Let’s first look at the structure. Ostensibly, this book is divided into a number of sections, each purporting to deal with a certain aspect of travel. From expectations (ultimately disappointed), through liminal places, and ultimately in a kind of full circle back to sitting at home and thinking about travel, we get what appears to be a journey of sorts encoded into the book. More careful consideration, however, reveals that what we’re looking at is quite possibly a structure which is mimetic of the ‘seven ages of man’, with a kind of reflective addendum at the end. Over and above this apparent resonance, the fact of the careful parsing or segmentation of each distinct sub-idea related to travel is reminiscent of philosophical treatises from The Enlightenment onwards. These aspects, combined with a general lack of travel anecdotes, should provide us with our first and most convincing clues that this is not a book about travel, or art.

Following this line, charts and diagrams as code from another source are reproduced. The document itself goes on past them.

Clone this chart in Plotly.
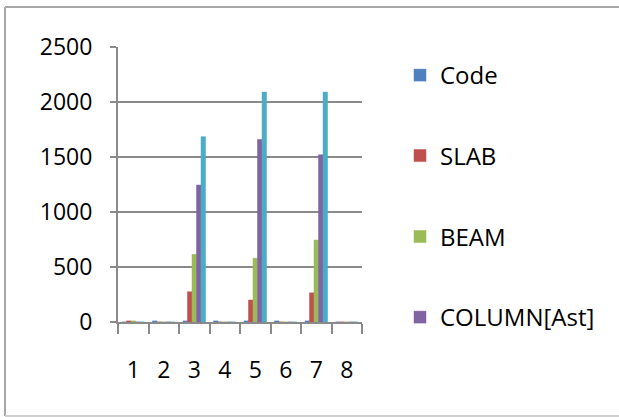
import plotly.graph_objects as go

# Categories and series values
categories = ["1", "2", "3", "4", "5", "6", "7", "8"]
code_vals = [0, 10, 10, 10, 10, 10, 10, 0]
slab_vals = [10, 0, 275, 0, 200, 0, 265, 0]
beam_vals = [10, 0, 615, 0, 580, 0, 745, 0]
column_vals = [0, 0, 1245, 0, 1660, 0, 1520, 0]
series5_vals = [0, 0, 1685, 0, 2090, 0, 2090, 0]
y_ticks = [0, 500, 1000, 1500, 2000, 2500]

series = [
    ("Code", code_vals, "#4F81BD", "legend"),
    ("SLAB", slab_vals, "#C0504D", "legend2"),
    ("BEAM", beam_vals, "#9BBB59", "legend3"),
    ("COLUMN[Ast]", column_vals, "#8064A2", "legend4"),
    ("Series5", series5_vals, "#4BACC6", None),
]

W, H = 619, 417
L, R, T, B = 118, 257, 47, 95
FONT = "Open Sans, Liberation Sans, sans-serif"

fig = go.Figure()
for name, vals, color, leg in series:
    kw = dict(legend=leg) if leg else dict(showlegend=False)
    fig.add_trace(go.Bar(
        x=categories, y=vals, name=name,
        marker=dict(color=color, line=dict(color=color, width=0.5)),
        **kw,
    ))

# one single-item legend per visible series, stacked down the right side
legend_rows = [75.5, 156, 237, 317.5]
legend_common = dict(
    xref="container", yref="container", xanchor="left", yanchor="middle",
    x=400 / W, font=dict(family=FONT, size=24, color="#000000"),
    bgcolor="rgba(0,0,0,0)", borderwidth=0, itemclick=False,
)
legends = {}
for i, py in enumerate(legend_rows):
    key = "legend" if i == 0 else f"legend{i + 1}"
    legends[key] = dict(legend_common, y=1 - py / H)

axis_grey = "#8a8a8a"

# chart frame: left, top and bottom edges as separate lines
pw, ph = W - L - R, H - T - B
fx0, fx1 = (5 - L) / pw, (W - L) / pw
fy_top, fy_bot = (H - B - 7) / ph, (H - B - 416) / ph
frame = [
    (fx0, fy_top, fx1, fy_top, "#a6a6a6"),
    (fx0, fy_top, fx0, fy_bot, "#a6a6a6"),
    (fx0, fy_bot, fx1, fy_bot, "#d0d0d0"),
]
shapes = [
    dict(type="line", xref="paper", yref="paper",
         x0=a, y0=b, x1=c, y1=d, line=dict(color=col, width=2), layer="below")
    for a, b, c, d, col in frame
]

fig.update_layout(
    width=W, height=H,
    margin=dict(l=L, r=R, t=T, b=B, pad=0),
    paper_bgcolor="#ffffff", plot_bgcolor="#ffffff",
    barmode="group", bargap=0.26, bargroupgap=0.0,
    font=dict(family=FONT, size=23, color="#000000"),
    xaxis=dict(
        type="category", range=[-0.5, 7.5],
        showline=True, linecolor=axis_grey, linewidth=2,
        ticks="outside", tickson="boundaries", ticklen=10,
        tickwidth=2, tickcolor=axis_grey,
        showgrid=False, ticklabelstandoff=26,
        tickfont=dict(family=FONT, size=23, color="#000000"),
        fixedrange=True,
    ),
    yaxis=dict(
        range=[0, 2500], tickvals=y_ticks,
        showline=True, linecolor=axis_grey, linewidth=2,
        ticks="outside", ticklen=6, tickwidth=2, tickcolor=axis_grey,
        showgrid=True, gridcolor=axis_grey, gridwidth=2,
        zeroline=False, ticklabelstandoff=13,
        tickfont=dict(family=FONT, size=23, color="#000000"),
        fixedrange=True,
    ),
    shapes=shapes,
    **legends,
)

fig.write_html("out.html")
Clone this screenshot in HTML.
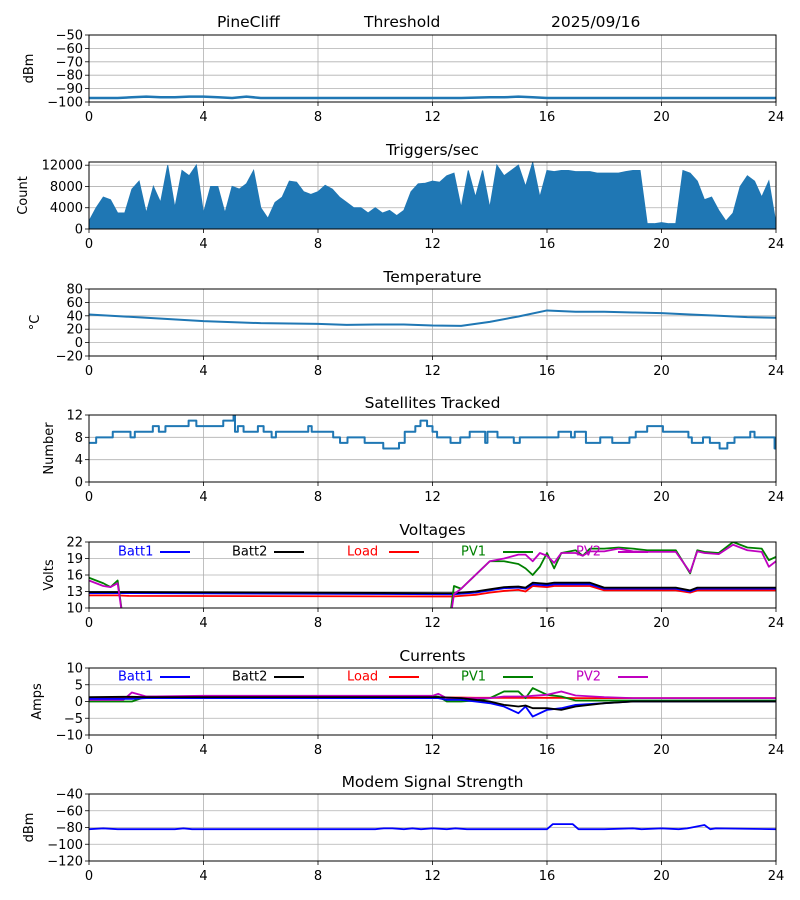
<!DOCTYPE html>
<html><head><meta charset="utf-8"><style>
html,body{margin:0;padding:0;background:#fff;}
svg{display:block;font-family:"DejaVu Sans","Liberation Sans",sans-serif;}
</style></head><body>
<svg id="fig" width="800" height="900" viewBox="0 0 800 900">
<text x="217" y="27" font-size="15.5">PineCliff</text>
<text x="364" y="27" font-size="15.5">Threshold</text>
<text x="551" y="27" font-size="15.5">2025/09/16</text>
</svg>
<script>
// ---- data ----
const xTicks = [0,4,8,12,16,20,24];
const sigH = [0,0.5,1,1.5,2,2.5,3,3.5,4,4.5,5,5.5,6,8,12,13,14,14.5,15,15.5,16,20,24];
const sigV = [-97,-97,-97,-96.5,-96,-96.5,-96.5,-96,-96,-96.5,-97,-96,-97,-97,-97,-97,-96.5,-96.5,-96,-96.5,-97,-97,-97];
const trigH = [0,0.25,0.5,0.75,1,1.25,1.5,1.75,2,2.25,2.5,2.75,3,3.25,3.5,3.75,4,4.25,4.5,4.75,5,5.25,5.5,5.75,6,6.25,6.5,6.75,7,7.25,7.5,7.75,8,8.25,8.5,8.75,9,9.25,9.5,9.75,10,10.25,10.5,10.75,11,11.25,11.5,11.75,12,12.25,12.5,12.75,13,13.25,13.5,13.75,14,14.25,14.5,14.75,15,15.25,15.5,15.75,16,16.25,16.5,16.75,17,17.25,17.5,17.75,18,18.25,18.5,18.75,19,19.25,19.5,19.75,20,20.25,20.5,20.75,21,21.25,21.5,21.75,22,22.25,22.5,22.75,23,23.25,23.5,23.75,24];
const trigV = [1500,4000,6000,5500,3000,3000,7500,9000,3000,8000,5000,12000,4000,11000,10000,12000,3000,8000,8000,3000,8000,7500,8500,11000,4000,2000,5000,6000,9000,8800,7000,6500,7000,8200,7500,6000,5000,4000,4000,3000,4000,3000,3500,2500,3500,7000,8500,8600,9000,8800,10000,10500,4000,11000,6000,11000,4000,12000,10000,11000,12000,8000,12500,6000,11000,10800,11000,11000,10800,10800,10800,10500,10500,10500,10500,10800,11000,11000,1000,1000,1200,1000,1000,11000,10500,9000,5500,6000,3500,1500,3000,8000,10000,9000,6000,9000,1000];
const tempH = [0,2,4,6,8,9,10,11,12,13,14,15,16,17,18,19,20,21,22,23,24];
const tempV = [42,37,32,29,28,26.5,27,27,25.5,25,31,39,48,46,46,45,44,42,40,38,37];
const satH = [0,0.25,0.83,1.45,1.6,2.23,2.44,2.67,3.48,3.75,4.69,5.05,5.1,5.2,5.4,5.9,6.1,6.38,6.53,7.66,7.78,8.53,8.77,9.03,9.63,10.28,10.83,11.03,11.4,11.58,11.81,12,12.16,12.63,12.97,13.3,13.84,13.92,14.27,14.84,15.05,16.4,16.84,16.97,17.36,17.86,18.28,18.88,19.1,19.5,20.05,20.94,21.06,21.45,21.69,22.03,22.3,22.55,23.1,23.25,23.95,24];
const satV = [7,8,9,8,9,10,9,10,11,10,11,12,9,10,9,10,9,8,9,10,9,8,7,8,7,6,7,9,10,11,10,9,8,7,8,9,7,9,8,7,8,9,8,9,7,8,7,8,9,10,9,8,7,8,7,6,7,8,9,8,6,6];
const vH = [0,0.5,0.75,1,1.4,12.4,12.75,13,13.5,14,14.5,15,15.25,15.5,15.75,16,16.25,16.5,17,17.25,17.5,18,18.5,19,19.5,20,20.5,21,21.25,21.5,22,22.5,23,23.5,23.75,24];
const vBatt1 = [12.7,12.7,12.7,12.7,12.7,12.5,12.5,12.6,12.8,13.2,13.6,13.7,13.5,14.3,14.2,14.1,14.3,14.3,14.3,14.3,14.3,13.5,13.5,13.5,13.5,13.5,13.5,13.0,13.5,13.5,13.5,13.5,13.5,13.5,13.5,13.5];
const vBatt2 = [12.9,12.9,12.9,12.9,12.9,12.7,12.7,12.8,13.0,13.4,13.8,13.9,13.7,14.6,14.5,14.4,14.6,14.6,14.6,14.6,14.6,13.7,13.7,13.7,13.7,13.7,13.7,13.2,13.7,13.7,13.7,13.7,13.7,13.7,13.7,13.7];
const vLoad = [12.3,12.3,12.3,12.3,12.2,12.1,12.1,12.2,12.4,12.8,13.1,13.3,13.0,14.0,13.9,13.8,14.0,14.0,14.0,14.0,14.0,13.2,13.2,13.2,13.2,13.2,13.2,12.8,13.2,13.2,13.2,13.2,13.2,13.2,13.2,13.2];
const vPV1 = [15.5,14.5,13.8,15,0,0,14,13.5,16,18.5,18.5,18,17.2,16,17.5,20,17.2,20,20.5,19.5,20.8,20.8,21,20.8,20.5,20.5,20.5,16.3,20.5,20.2,20,22,21,20.8,18.7,19.3];
const vPV2 = [15,14,13.8,14.5,0,0,12.5,13.5,16,18.5,19,19.7,19.7,18.5,20,19.5,18.2,20,20,19.5,20.3,20.3,20.8,20.3,20.2,20.2,20.2,16.5,20.3,20,19.8,21.5,20.5,20.2,17.5,18.5];
const cH = [0,1.2,1.5,2,4,8,12,12.2,12.5,13,13.5,14,14.5,15,15.25,15.5,16,16.5,17,18,19,20,22,24];
const cBatt1 = [0.8,0.8,0.8,1,1,1,1,1,0.5,0.5,0,-0.5,-1.5,-3.5,-1.5,-4.5,-2.5,-2,-1,-0.5,0,0,0,0];
const cBatt2 = [1.3,1.4,1.4,1.3,1.3,1.3,1.3,1.3,1.2,1,0.5,0,-1,-1.5,-1.2,-2,-2,-2.5,-1.5,-0.5,0,0,0,0];
const cLoad = [1.2,1.2,1.2,1.2,1.2,1.2,1.2,1.2,1.2,1.2,1.1,1.1,1.1,1.1,1.1,1.1,1.1,1.1,1,1,1,1,1,1];
const cPV1 = [0,0,0,1.5,1.5,1.5,1.5,1.5,0,0,0.3,1,3,3,1,4,2,1.5,0.3,0.3,0.3,0.3,0.3,0.3];
const cPV2 = [0.5,0.5,2.7,1.5,1.7,1.7,1.7,2.3,1,1,1,1,1.5,1.5,1.5,1.7,2,3,1.8,1.3,1,1,1,1];
const mH = [0,0.5,1,3,3.3,3.6,10,10.3,10.6,11,11.3,11.6,12,12.5,12.8,13.2,16,16.2,16.9,17.1,18,19,19.3,20,20.6,20.9,21.5,21.7,21.9,24];
const mV = [-82,-81,-82,-82,-81,-82,-82,-81,-81,-82,-81,-82,-81,-82,-81,-82,-82,-76,-76,-82,-82,-81,-82,-81,-82,-81,-77,-82,-81,-82];

// ---- helpers ----
const NS = "http://www.w3.org/2000/svg";
const svg = document.getElementById('fig');
const X0 = 89, X1 = 776;
function xs(h){ return X0 + (h/24)*(X1-X0); }
function mk(tag, attrs){ const e = document.createElementNS(NS, tag); for (const k in attrs) e.setAttribute(k, attrs[k]); svg.appendChild(e); return e; }
function fmt(v){ return v < 0 ? '\u2212' + Math.abs(v) : String(v); }

const panels = [
 {key:'signal', title:'', top:35, bottom:102, ymin:-100, ymax:-50, ticks:[-50,-60,-70,-80,-90,-100], ylabel:'dBm', lx:29},
 {key:'triggers', title:'Triggers/sec', top:162, bottom:229, ymin:0, ymax:12600, ticks:[0,4000,8000,12000], ylabel:'Count', lx:23},
 {key:'temperature', title:'Temperature', top:289, bottom:356, ymin:-20, ymax:80, ticks:[80,60,40,20,0,-20], ylabel:'°C', lx:35},
 {key:'satellites', title:'Satellites Tracked', top:415, bottom:482, ymin:0, ymax:12, ticks:[12,8,4,0], ylabel:'Number', lx:49},
 {key:'voltages', title:'Voltages', top:542, bottom:608, ymin:10, ymax:22, ticks:[22,19,16,13,10], ylabel:'Volts', lx:49},
 {key:'currents', title:'Currents', top:668, bottom:735, ymin:-10, ymax:10, ticks:[10,5,0,-5,-10], ylabel:'Amps', lx:37},
 {key:'modem', title:'Modem Signal Strength', top:794, bottom:861, ymin:-120, ymax:-40, ticks:[-40,-60,-80,-100,-120], ylabel:'dBm', lx:29}
];

function ysFor(p){ return v => p.bottom - (v - p.ymin)/(p.ymax - p.ymin)*(p.bottom - p.top); }

panels.forEach((p, i) => {
  const ys = ysFor(p);
  p.ys = ys;
  const clip = mk('clipPath', {id:'clip'+i});
  const cr = document.createElementNS(NS,'rect');
  cr.setAttribute('x', X0); cr.setAttribute('y', p.top); cr.setAttribute('width', X1-X0); cr.setAttribute('height', p.bottom-p.top);
  clip.appendChild(cr);
  xTicks.forEach(t => {
    const g = mk('line', {x1:xs(t), x2:xs(t), y1:p.top, y2:p.bottom, stroke:'#b0b0b0', 'stroke-width':0.8});
    
    
    const tk = mk('line', {x1:xs(t), x2:xs(t), y1:p.bottom, y2:p.bottom+4, stroke:'#000', 'stroke-width':0.8});
    
    
    const tl = mk('text', {x:xs(t), y:p.bottom+19, 'font-size':13, 'text-anchor':'middle'});
    tl.textContent = t;
    
    
  });
  p.ticks.forEach(t => {
    const g = mk('line', {x1:X0, x2:X1, y1:ys(t), y2:ys(t), stroke:'#b0b0b0', 'stroke-width':0.8});
    
    
    const tk = mk('line', {x1:X0-4, x2:X0, y1:ys(t), y2:ys(t), stroke:'#000', 'stroke-width':0.8});
    
    
    const tl = mk('text', {x:X0-6, y:ys(t)+4.5, 'font-size':13, 'text-anchor':'end'});
    tl.textContent = fmt(t);
    
    
  });
  if (p.title) {
    const tt = mk('text', {x:(X0+X1)/2, y:p.top-7, 'font-size':15.5, 'text-anchor':'middle'});
    tt.textContent = p.title;
    
    
  }
  const yl = mk('text', {x:0, y:0, 'font-size':13, 'text-anchor':'middle', transform:`translate(${p.lx+4},${(p.top+p.bottom)/2}) rotate(-90)`});
  yl.textContent = p.ylabel;
  
  
});

function line(pi, H, V, color, name, w, step){
  const p = panels[pi];
  let d = '';
  H.forEach((h, k) => {
    const x = xs(h), y = p.ys(V[k]);
    if (k === 0) d += `M${x},${y}`;
    else if (step) d += `H${x}V${y}`;
    else d += `L${x},${y}`;
  });
  const e = mk('path', {d:d, fill:'none', stroke:color, 'stroke-width':w||1.8, 'clip-path':`url(#clip${pi})`, 'stroke-linejoin':'round'});
  
  
}

line(0, sigH, sigV, '#1f77b4', 'signal-line', 2.5);
(function(){
  const p = panels[1];
  let d = `M${xs(trigH[0])},${p.ys(0)}`;
  trigH.forEach((h,k) => { d += `L${xs(h)},${p.ys(trigV[k])}`; });
  d += `L${xs(24)},${p.ys(0)}Z`;
  const e = mk('path', {d:d, fill:'#1f77b4', stroke:'#1f77b4', 'stroke-width':1, 'clip-path':'url(#clip1)'});
  
  
})();
line(2, tempH, tempV, '#1f77b4', 'temperature-line', 2);
line(3, satH, satV, '#1f77b4', 'satellites-line', 2, true);
line(4, vH, vLoad, '#ff0000', 'voltage-load-line', 1.8);
line(4, vH, vBatt1, '#0000ff', 'voltage-batt1-line', 1.8);
line(4, vH, vBatt2, '#000000', 'voltage-batt2-line', 1.8);
line(4, vH, vPV1, '#008000', 'voltage-pv1-line', 1.8);
line(4, vH, vPV2, '#bf00bf', 'voltage-pv2-line', 1.8);
line(5, cH, cLoad, '#ff0000', 'current-load-line', 1.8);
line(5, cH, cPV1, '#008000', 'current-pv1-line', 1.8);
line(5, cH, cPV2, '#bf00bf', 'current-pv2-line', 1.8);
line(5, cH, cBatt1, '#0000ff', 'current-batt1-line', 1.8);
line(5, cH, cBatt2, '#000000', 'current-batt2-line', 1.8);
line(6, mH, mV, '#0000ff', 'modem-line', 1.8);

const legNames = ['Batt1','Batt2','Load','PV1','PV2'];
const legColors = ['#0000ff','#000000','#ff0000','#008000','#bf00bf'];
const legX = [118,232,347,461,576];
[[4,551,4],[5,676,5]].forEach(([pi,y,n]) => {
  for (let k=0;k<n;k++){
    const t = mk('text', {x:legX[k], y:y+4.5, 'font-size':13, fill:legColors[k]});
    t.textContent = legNames[k];
    
    
    const l = mk('line', {x1:legX[k]+42, x2:legX[k]+72, y1:y+1, y2:y+1, stroke:legColors[k], 'stroke-width':2});
    
    
  }
});
(function(){
  const t = mk('text', {x:576, y:555.5, 'font-size':13, fill:'#bf00bf'});
  t.textContent = 'PV2';
  
  
  const l = mk('line', {x1:618, x2:648, y1:552, y2:552, stroke:'#bf00bf', 'stroke-width':2});
  
  
})();

panels.forEach(p => {
  const r = mk('rect', {x:X0, y:p.top, width:X1-X0, height:p.bottom-p.top, fill:'none', stroke:'#000', 'stroke-width':1});
  
  
});
</script>
</body></html>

When we look at the content also, we can see a general trend moving from the human to the divine. We begin with individual imaginings of the exotic with Botton himself, Des Esseintes, Baudelaire, Flaubert, et al, through to more complex understandings of the sublime and of beauty with Humboldt, Ruskin, and Van Gogh. Inserted somewhat weirdly before Wordsworth and other Romantic pursuers of the sublime is a consideration of The Book of Job, dealing with the problem of evil, before the whole thing tails back full circle to De Maistre and his semi-ironic explorations of his bedroom. The real journey here is a mental one. From Des Esseintes, incapable of leaving his native land owing to being a useless effete sack of human garbage, right through to De Maistre, capable of finding wonder behind his own couch, we can see that the book tracks a progress not through geography, but through philosophy.
This is consistent with contextual understandings of what Botton is actually about. He is known the world over as a ‘pop philosopher’, i.e., someone who reduces and simplifies philosophical work with the intention of making it accessible and usable to all. Leaving aside controversies around whether or not he should be taken to task for failing to credit the work he has so shamelessly ripped off, understanding that this is his overall mission is key to understanding this work within the framework of critical appreciation. Alain de Botton’s overarching thesis is as simple as it is saccharine. Put simply, he posits that since so much of the landscape of our reality is ‘made’ by the process of observing it, then we should therefore take control of this ‘making’ by being consciously and deliberately alive to the wonder and majesty of the world around us. He argues that consciousness and reality are in fact a mutually performative nexus, in that they create each other, and that control of this nexus is the key to achieving eudaimonea, or human flourishing.
Taken from this point of view, Botton’s mode of representation makes a whole lot more sense. His use of guides and images isn’t random, but are rather appeals to authority culminating in Ruskin and Van Gogh, the two great visionaries of that process of interacting with and interpreting reality. He presents, in logical form, a progress from the raw instinctive cycle of imaginings of the ideal leading to disappointment, to the high cultivated Epicureanism of actively seeking enjoyment and grace through interaction with the landscape. And he signposts this by referencing people who he feels represent major surges of development in the awareness and manipulation of that relationship between the individual consciousness and reality. Which is all a fancy way of saying that the book proposes that ‘life is a journey’, and that the best way to undertake it is with as full as possible an awareness of the beauty and wonder which can be observed along the way.